Traditionally, buildings would employ guards to sift through lengthy surveillance tapes. Today in the modern age of technology, building surveillance records footage digitally, making it easier to pinpoint events and protect residents and the property. These cameras are implemented by boards to maintain a safe environment, yet as we have previously addressed, some residents remain skeptical of their building’s security systems and have gone as far to sue the boards for invasion of privacy. However, unlike in George Orwell’s novel, and with certain notable exceptions (like the neighbor that installs cameras that look directly into your apartment), these cameras are not installed for the purpose of spying on residents, but instead to maintain a level of safety. As Paul Gottsegen, the president of the Halstead Management Company, has stated: “It’s more important to know who is going into the billiard room than what they are doing on the billiard table.”
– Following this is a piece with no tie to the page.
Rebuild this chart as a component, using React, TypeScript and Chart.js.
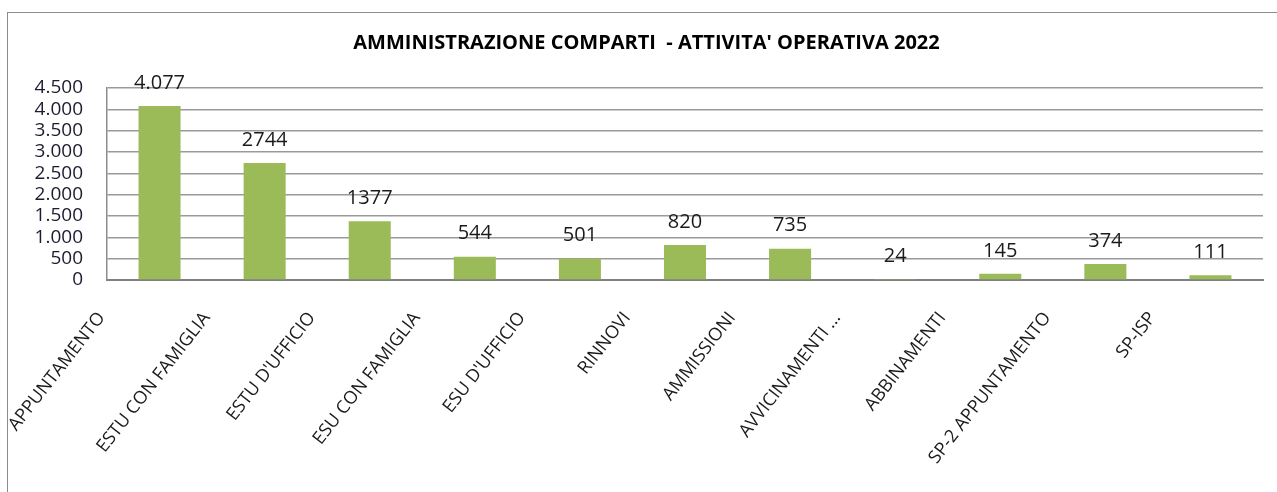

All of their advantages aside, the question remains as to whether co-ops and condos have the legal right to install surveillance systems. Under the business judgment rule, it is permissible for the board of co-ops and condos to do what they deem necessary to protect residents and the property. Therefore, if camera surveillance is believed to be essential by the board to provide adequate safety for residents, than it is permitted in public areas. Advice for board members:

  • Paper it: Implement written policy measures on security and surveillance;
  • Notify: Disclose these measures with all residents;
  • Keep it legal: Do not use eavesdropping devices in order to comply with NY Penal law §§ 250.00, 250.05.

If you believe your board is going too far down the Big Brother hole, you can always challenge their decisions through litigation, but a less expensive option would be to elect a new board that reflects the building’s values.